What is called the culminating point of the gesture, must not be forgotten. This is a ring in the form of the last stroke of the German letter D, which is made by a quick, electric movement of the wrist.
We refer the student to the close of the volume, for a model of exercises comprising a series of gestures which express the most eloquent sentiments of the human heart.
This exercise in gesture has two advantages: it presents all the interest of the most fascinating drama, and is the best means of gaining suppleness by accustoming ourselves to the laws of gesture.
[Illustration: Criterion of Chorography.]

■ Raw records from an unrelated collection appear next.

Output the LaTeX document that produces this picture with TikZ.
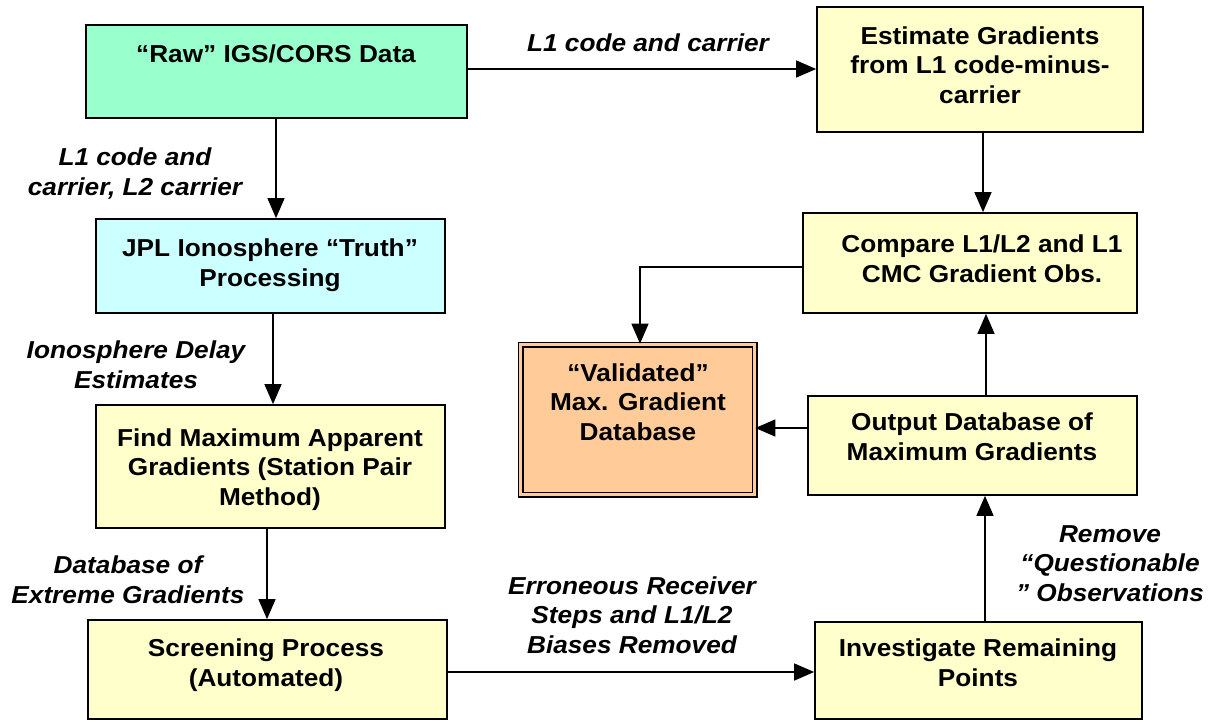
\documentclass[tikz,border=0pt]{standalone}
\usepackage{fontspec}
\setmainfont{Liberation Sans}[FakeStretch=1.07]
\usetikzlibrary{arrows.meta,positioning}
\definecolor{rawgreen}{HTML}{99FFCC}
\definecolor{jplcyan}{HTML}{CCFFFF}
\definecolor{paleyellow}{HTML}{FFFFCC}
\definecolor{valorange}{HTML}{FFCC99}
\tikzset{
  boxnode/.style={draw=black, line width=1.7pt, inner sep=0pt, rectangle},
  boxtext/.style={font=\fontsize{24.5}{29.5}\selectfont\bfseries, align=center, anchor=base, inner sep=0pt},
  lbltext/.style={font=\fontsize{24.5}{29.5}\selectfont\bfseries\itshape, align=center, anchor=base, inner sep=0pt},
  flow/.style={line width=1.4pt, -{Triangle[length=20pt,width=17pt]}},
}
\newcommand{\mybox}[6]{% name, x1, y1, x2, y2, fill
  \node[boxnode, fill=#6, minimum width={(#4-#2)*1pt}, minimum height={(#5-#3)*1pt}] (#1) at ({(#2+#4)/2},{(#3+#5)/2}) {};}
\begin{document}
\begin{tikzpicture}[x=1pt,y=-1pt]
\useasboundingbox[fill=white] (0,0) rectangle (1208,721);

% boxes
\mybox{raw}{86}{25}{467}{118}{rawgreen}
\mybox{est}{817}{7}{1143}{132}{paleyellow}
\mybox{jpl}{96}{219}{445}{313}{jplcyan}
\mybox{find}{96}{405}{445}{528}{paleyellow}
\mybox{scr}{88}{620}{447}{719}{paleyellow}
\mybox{cmp}{803}{213}{1137}{313}{paleyellow}
\mybox{out}{808}{396}{1137}{495}{paleyellow}
\mybox{inv}{815}{622}{1142}{719}{paleyellow}
\node[draw=black, line width=1.7pt, double=valorange, double distance=2.6pt, fill=valorange, inner sep=0pt,
  minimum width=234pt, minimum height=150pt] (val) at (637.5,419.5) {};

% box texts (anchor = baseline of last line)
\node[boxtext] (trawt) at (276,62) {“Raw” IGS/CORS Data};
\node[boxtext] (testt) at (980,103) {Estimate Gradients\\from L1 code-minus-\\carrier};
\node[boxtext] (tjplt) at (270,286) {JPL Ionosphere “Truth”\\Processing};
\node[boxtext] (tfindt) at (270,505) {Find Maximum Apparent\\Gradients (Station Pair\\Method)};
\node[boxtext] (tscrt) at (266,686) {Screening Process\\(Automated)};
\node[boxtext] (tcmpt) at (982,282) {Compare L1/L2 and L1\\CMC Gradient Obs.};
\node[boxtext] (tvalt) at (638,440) {“Validated”\\Max. Gradient\\Database};
\node[boxtext] (toutt) at (972,460) {Output Database of\\Maximum Gradients};
\node[boxtext] (tinvt) at (978,686) {Investigate Remaining\\Points};

% connectors
\draw[flow] (raw.east |- 0,69) -- (est.west |- 0,69);
\draw[flow] (raw.south -| 276,0) -- (jpl.north -| 276,0);
\draw[flow] (jpl.south -| 273,0) -- (find.north -| 273,0);
\draw[flow] (find.south -| 267,0) -- (scr.north -| 267,0);
\draw[flow] (scr.east |- 0,672) -- (inv.west |- 0,672);
\draw[flow] (inv.north -| 985,0) -- (out.south -| 985,0);
\draw[flow] (out.north -| 986,0) -- (cmp.south -| 986,0);
\draw[flow] (est.south -| 983,0) -- (cmp.north -| 983,0);
\draw[flow] (out.west |- 0,428) -- (val.east |- 0,428);
\draw[flow] (cmp.west |- 0,267) -| (val.north -| 640,0);

% connector labels
\node[lbltext] (l1) at (648,51) {L1 code and carrier};
\node[lbltext] (l2) at (135,195) {L1 code and\\carrier, L2 carrier};
\node[lbltext] (l3) at (136,388) {Ionosphere Delay\\Estimates};
\node[lbltext] (l4) at (128,603) {Database of\\Extreme Gradients};
\node[lbltext] (l5) at (632,653) {Erroneous Receiver\\Steps and L1/L2\\Biases Removed};
\node[lbltext] (l6) at (1110,601) {Remove\\“Questionable\\” Observations};
\end{tikzpicture}
\end{document}
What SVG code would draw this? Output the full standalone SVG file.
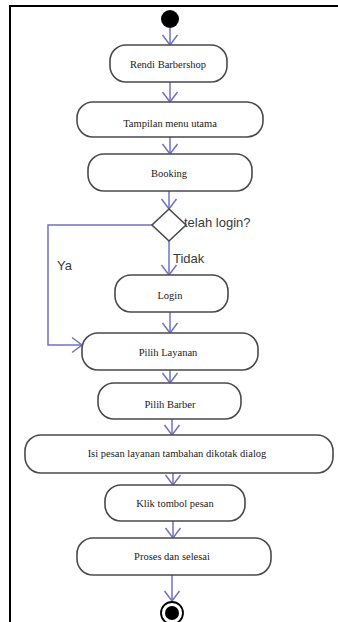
<svg xmlns="http://www.w3.org/2000/svg" width="338" height="622" viewBox="0 0 338 622">
<style>
.node{fill:#fff;stroke:#4a4a4a;stroke-width:1.6}
.lbl{font-family:"Liberation Serif","Times New Roman",serif;font-size:10.5px;fill:#1a1a1a;text-anchor:middle}
.guard{font-family:"Liberation Sans",Arial,sans-serif;font-size:13px;fill:#3a3a3a}
.conn{fill:none;stroke:#7272c4;stroke-width:1.5}
</style>
<defs>
<marker id="arr" viewBox="-1 -9 13 18" refX="10" refY="0" markerWidth="13" markerHeight="18" markerUnits="userSpaceOnUse" orient="auto">
<path d="M0,-7.5 L10,0 L0,7.5" fill="none" stroke="#7272c4" stroke-width="1.5"/>
</marker>
</defs>
<rect width="338" height="622" fill="#fff"/>
<g id="frame">
<path d="M9,6 H338 M10,6 V622" fill="none" stroke="#000" stroke-width="2"/>
</g>
<g id="connectors">
<path class="conn" d="M170,28 V45" marker-end="url(#arr)"/>
<path class="conn" d="M170,82 V102" marker-end="url(#arr)"/>
<path class="conn" d="M170,137 V154" marker-end="url(#arr)"/>
<path class="conn" d="M169,191 V209" marker-end="url(#arr)"/>
<path class="conn" d="M169,241 V275" marker-end="url(#arr)"/>
<path class="conn" d="M170,312 V333" marker-end="url(#arr)"/>
<path class="conn" d="M152,225 H48 V345 H82" marker-end="url(#arr)"/>
<path class="conn" d="M170,370 V383" marker-end="url(#arr)"/>
<path class="conn" d="M172,419 V435" marker-end="url(#arr)"/>
<path class="conn" d="M173,473 V485" marker-end="url(#arr)"/>
<path class="conn" d="M173,521 V538" marker-end="url(#arr)"/>
<path class="conn" d="M172,575 V601" marker-end="url(#arr)"/>
<text class="guard" x="184" y="227">telah login?</text>
<text class="guard" x="173" y="263">Tidak</text>
<text class="guard" x="57" y="270">Ya</text>
</g>
<g id="start"><circle cx="170" cy="19" r="9" fill="#000"/></g>
<g id="n1"><rect class="node" x="110" y="45" width="117" height="37" rx="16"/><text class="lbl" x="168" y="68">Rendi Barbershop</text></g>
<g id="n2"><rect class="node" x="77" y="102" width="186" height="35" rx="16"/><text class="lbl" x="170" y="127">Tampilan menu utama</text></g>
<g id="n3"><rect class="node" x="88" y="154" width="164" height="37" rx="16"/><text class="lbl" x="169" y="177">Booking</text></g>
<g id="decision"><path class="node" d="M169,209 L186,225 L169,241 L152,225 Z"/></g>
<g id="n4"><rect class="node" x="115" y="275" width="113" height="37" rx="16"/><text class="lbl" x="170" y="299">Login</text></g>
<g id="n5"><rect class="node" x="82" y="333" width="176" height="37" rx="16"/><text class="lbl" x="168" y="356">Pilih Layanan</text></g>
<g id="n6"><rect class="node" x="98" y="383" width="143" height="36" rx="16"/><text class="lbl" x="170" y="408">Pilih Barber</text></g>
<g id="n7"><rect class="node" x="25" y="435" width="308" height="38" rx="16"/><text class="lbl" x="177" y="457">Isi pesan layanan tambahan dikotak dialog</text></g>
<g id="n8"><rect class="node" x="105" y="485" width="140" height="36" rx="16"/><text class="lbl" x="175" y="507">Klik tombol pesan</text></g>
<g id="n9"><rect class="node" x="77" y="538" width="194" height="37" rx="16"/><text class="lbl" x="172" y="560">Proses dan selesai</text></g>
<g id="end"><circle cx="172" cy="613" r="11" fill="#fff" stroke="#000" stroke-width="1.8"/><circle cx="172" cy="613" r="7" fill="#000"/></g>
</svg>
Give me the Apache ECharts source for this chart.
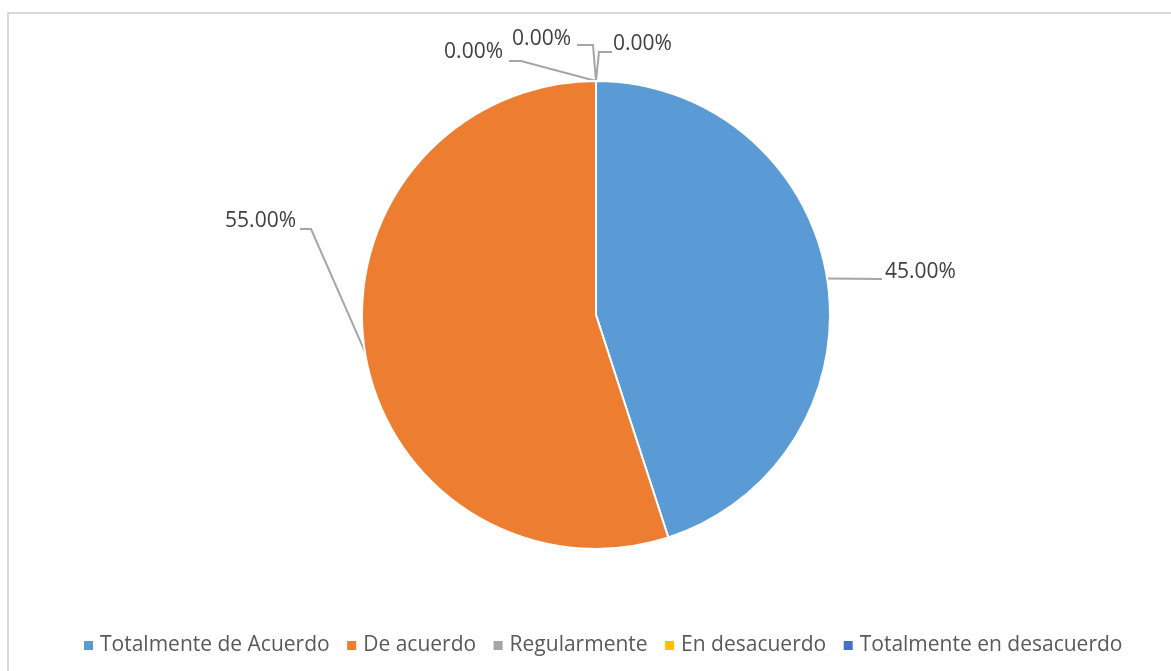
<!DOCTYPE html>
<html>
<head>
<meta charset="utf-8">
<script src="https://cdn.jsdelivr.net/npm/echarts@6/dist/echarts.min.js"></script>
<style>
  html, body { margin: 0; padding: 0; background: #fff; }
  #frame { position: absolute; left: 7px; top: 12px; width: 1200px; height: 700px;
           border-left: 2px solid #d9d9d9; border-top: 2px solid #d9d9d9; }
  #chart { position: absolute; left: 0; top: 0; width: 1171px; height: 671px; }
</style>
</head>
<body>
<div id="frame"></div>
<div id="chart"></div>
<script>
// data
const categories = ['Totalmente de Acuerdo', 'De acuerdo', 'Regularmente', 'En desacuerdo', 'Totalmente en desacuerdo'];
const percents = [45, 55, 0, 0, 0];
const colors = ['#5B9BD5', '#ED7D31', '#A5A5A5', '#FFC000', '#4472C4'];

// where each label goes (text anchor, elbow, end of leader line)
const labelSpots = [
  { x: 885, y: 272, align: 'left',  elbow: null,       end: [882, 279] },
  { x: 296, y: 221, align: 'right', elbow: [311, 229], end: [300, 229] },
  { x: 503, y: 52,  align: 'right', elbow: [521, 61],  end: [509, 61] },
  { x: 571, y: 39,  align: 'right', elbow: [593, 45],  end: [577, 45] },
  { x: 613, y: 44,  align: 'left',  elbow: [599, 52],  end: [612, 52] }
];

let myChart = echarts.init(document.getElementById('chart'));

let option = {
  backgroundColor: 'transparent',
  color: colors,
  textStyle: { fontFamily: 'Open Sans' },
  legend: {
    left: 79,
    top: 630,
    icon: 'rect',
    itemWidth: 9,
    itemHeight: 9,
    itemGap: 17.5,
    itemStyle: { borderWidth: 0 },
    textStyle: { fontSize: 21, color: '#595959', fontFamily: 'Open Sans', padding: [0, 0, 0, 2] },
    data: categories
  },
  series: [
    {
      type: 'pie',
      center: [596, 315],
      radius: 234,
      startAngle: 90,
      clockwise: true,
      avoidLabelOverlap: false,
      minAngle: 0,
      stillShowZeroSum: true,
      itemStyle: { borderColor: '#fff', borderWidth: 2 },
      label: {
        show: true,
        formatter: p => p.value.toFixed(2) + '%',
        fontSize: 21,
        color: '#404040',
        fontFamily: 'Open Sans'
      },
      labelLine: { show: true, length: 20, length2: 10, lineStyle: { color: '#a6a6a6', width: 2 } },
      labelLayout: function (params) {
        const s = labelSpots[params.dataIndex];
        const start = params.labelLinePoints ? params.labelLinePoints[0] : s.end;
        const pts = s.elbow ? [start, s.elbow, s.end] : [start, s.end];
        return {
          x: s.x,
          y: s.y,
          align: s.align,
          verticalAlign: 'middle',
          labelLinePoints: pts
        };
      },
      emphasis: { disabled: true },
      animation: false,
      data: categories.map((c, i) => ({ name: c, value: percents[i] }))
    }
  ]
};

myChart.setOption(option);
</script>
</body>
</html>
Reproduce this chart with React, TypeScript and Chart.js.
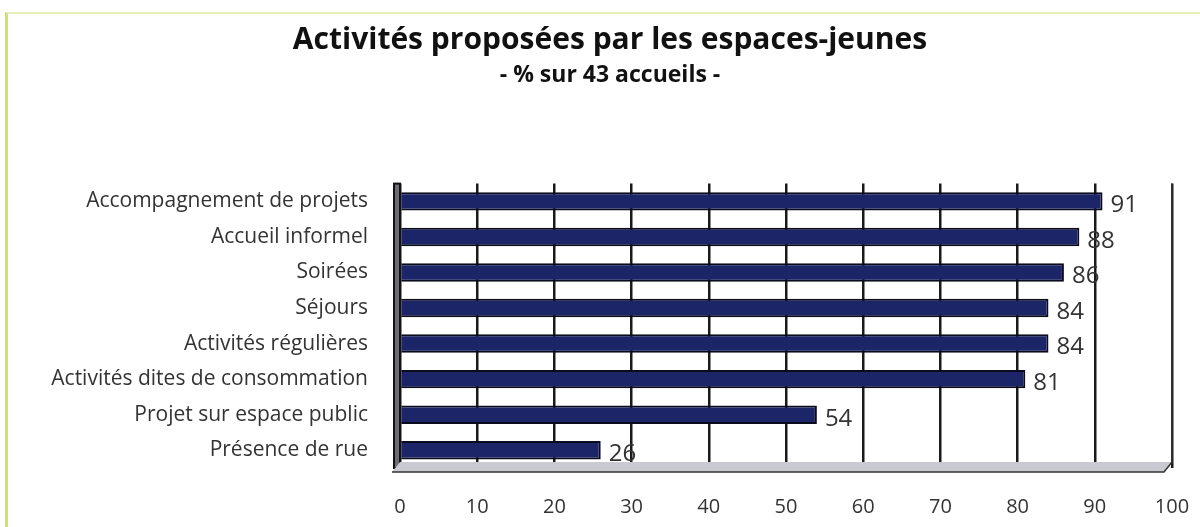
import React, { useEffect, useRef } from "react";
import { Chart, registerables } from "chart.js";

Chart.register(...registerables);

const categories = [
  "Accompagnement de projets",
  "Accueil informel",
  "Soirées",
  "Séjours",
  "Activités régulières",
  "Activités dites de consommation",
  "Projet sur espace public",
  "Présence de rue",
];
const values = [91, 88, 86, 84, 84, 81, 54, 26];
const titleText = "Activités proposées par les espaces-jeunes";
const subtitleText = "- % sur 43 accueils -";

const FONT = "'Open Sans', 'DejaVu Sans', sans-serif";

const valueLabels = {
  id: "valueLabels",
  afterDatasetsDraw(chart: any) {
    const ctx = chart.ctx;
    const meta = chart.getDatasetMeta(0);
    ctx.save();
    ctx.fillStyle = "#333333";
    ctx.font = `24px ${FONT}`;
    ctx.textAlign = "left";
    ctx.textBaseline = "middle";
    meta.data.forEach((bar: any, i: number) => {
      ctx.fillText(String(values[i]), bar.x + 8, bar.y + 4);
    });
    ctx.restore();
  },
};

const floor3d = {
  id: "floor3d",
  beforeDatasetsDraw(chart: any) {
    const { ctx, chartArea } = chart;
    const { left, right, bottom, top } = chartArea;
    ctx.save();
    ctx.fillStyle = "#6d6d72";
    ctx.fillRect(left - 6, top, 6, bottom - top);
    ctx.strokeStyle = "#111";
    ctx.lineWidth = 2;
    ctx.strokeRect(left - 6, top, 6, bottom - top);
    ctx.fillStyle = "#c9c9d2";
    ctx.beginPath();
    ctx.moveTo(left, bottom - 6);
    ctx.lineTo(right, bottom - 6);
    ctx.lineTo(right - 8, bottom + 4);
    ctx.lineTo(left - 8, bottom + 4);
    ctx.closePath();
    ctx.fill();
    ctx.strokeStyle = "#333";
    ctx.lineWidth = 1.5;
    ctx.beginPath();
    ctx.moveTo(left - 8, bottom + 4);
    ctx.lineTo(right - 8, bottom + 4);
    ctx.lineTo(right, bottom - 6);
    ctx.lineTo(right, top);
    ctx.stroke();
    ctx.restore();
  },
};

export default function App() {
  const ref = useRef<HTMLCanvasElement>(null);
  useEffect(() => {
    document.body.style.margin = "0";
    const chart = new Chart(ref.current!, {
      type: "bar",
      data: {
        labels: categories,
        datasets: [
          {
            data: values,
            backgroundColor: "#1c2568",
            borderColor: "#0b0b1e",
            borderWidth: 2,
            barPercentage: 0.52,
            categoryPercentage: 1,
          },
        ],
      },
      options: {
        indexAxis: "y",
        responsive: false,
        animation: false,
        layout: { padding: { left: 48, right: 28, top: 0, bottom: 0 } },
        plugins: {
          legend: { display: false },
          tooltip: { enabled: false },
          title: {
            display: true,
            text: titleText,
            color: "#111",
            font: { family: FONT, size: 30, weight: "bold" },
            padding: { top: 22, bottom: 4 },
          },
          subtitle: {
            display: true,
            text: subtitleText,
            color: "#111",
            font: { family: FONT, size: 23, weight: "bold" },
            padding: { top: 0, bottom: 94 },
          },
        },
        scales: {
          x: {
            min: 0,
            max: 100,
            ticks: {
              stepSize: 10,
              color: "#333",
              font: { family: FONT, size: 20 },
              padding: 27,
            },
            grid: { color: "#1a1a1a", lineWidth: 2.5, drawTicks: false },
            border: { display: false },
            afterFit: (s: any) => {
              s.height = 59;
              s.paddingRight = 0;
              s.paddingLeft = 0;
            },
          },
          y: {
            ticks: {
              color: "#333",
              font: { family: FONT, size: 21 },
              padding: 32,
              autoSkip: false,
            },
            grid: { display: false, drawTicks: false },
            border: { display: false },
            afterFit: (s: any) => {
              s.width = 352;
            },
          },
        },
      },
      plugins: [floor3d, valueLabels],
    } as any);
    return () => chart.destroy();
  }, []);
  return (
    <div
      style={{
        position: "absolute",
        left: 0,
        top: 0,
        width: 1200,
        height: 527,
        background: "#fff",
      }}
    >
      <div
        style={{
          position: "absolute",
          left: 5,
          top: 12,
          width: 1195,
          height: 515,
          borderLeft: "3px solid #cfe07a",
          borderTop: "2px solid #e6efb8",
        }}
      />
      <canvas ref={ref} width={1200} height={527} style={{ position: "absolute", left: 0, top: 0 }} />
    </div>
  );
}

[Illustration: Inflective Medallion.]
The vertical line 1 expresses affirmation. The horizontal line 2 expresses negation. The oblique line 3 rejects despicable things. The oblique line 4 rejects things which oppress us, of which we would be freed.
5. The quarter-circle, whose form recalls that of the hammock, expresses well-being, happiness, confidence.
6. The curvilinear eccentric quarter-circle expresses secrecy, silence, possession, domination, stability, imposition, inclusion.
7. The curvilinear outside quarter-circle expresses things slender, delicate (in two ways); the downward movement expresses moral and intellectual delicacy.
8. The outside quarter-circle expresses exuberance, plenitude, amplitude, generosity.
9. The circle which surrounds and embraces, characterizes glorification and exaltation.
Part Third.
Articulate Language.
Chapter I.
Origin and Organic Apparatus of Language.
Man reveals his life through more than four millions of inflections ere he can speak or gesticulate. When he begins to reason, to make abstractions, the vocal apparatus and gesture are insufficient; he must speak, he must give his thought an outside form so that it may be appreciated and transmitted through the senses. There are things which can be expressed neither by sound nor gesture. For instance, how shall we say at the same time of a plant: “It is beautiful, but it has no smell.” Thought must then be revealed by conventional signs, which are articulation. Therefore, God has endowed man with the rich gift of speech.
Speech is the sense of the intelligence; sound the sense of the life, and gesture that of the heart.
Soul communicates with soul only through the senses. The senses are the condition of man as a pilgrim on this earth. Man is obliged to materialize all: the sensations through the voice, the sentiments through gesture, the ideas through speech. The means of transmission are always material. This is why the church has sacraments, an exterior worship, chants, ceremonies. All its institutions arise from a principle eminently philosophical.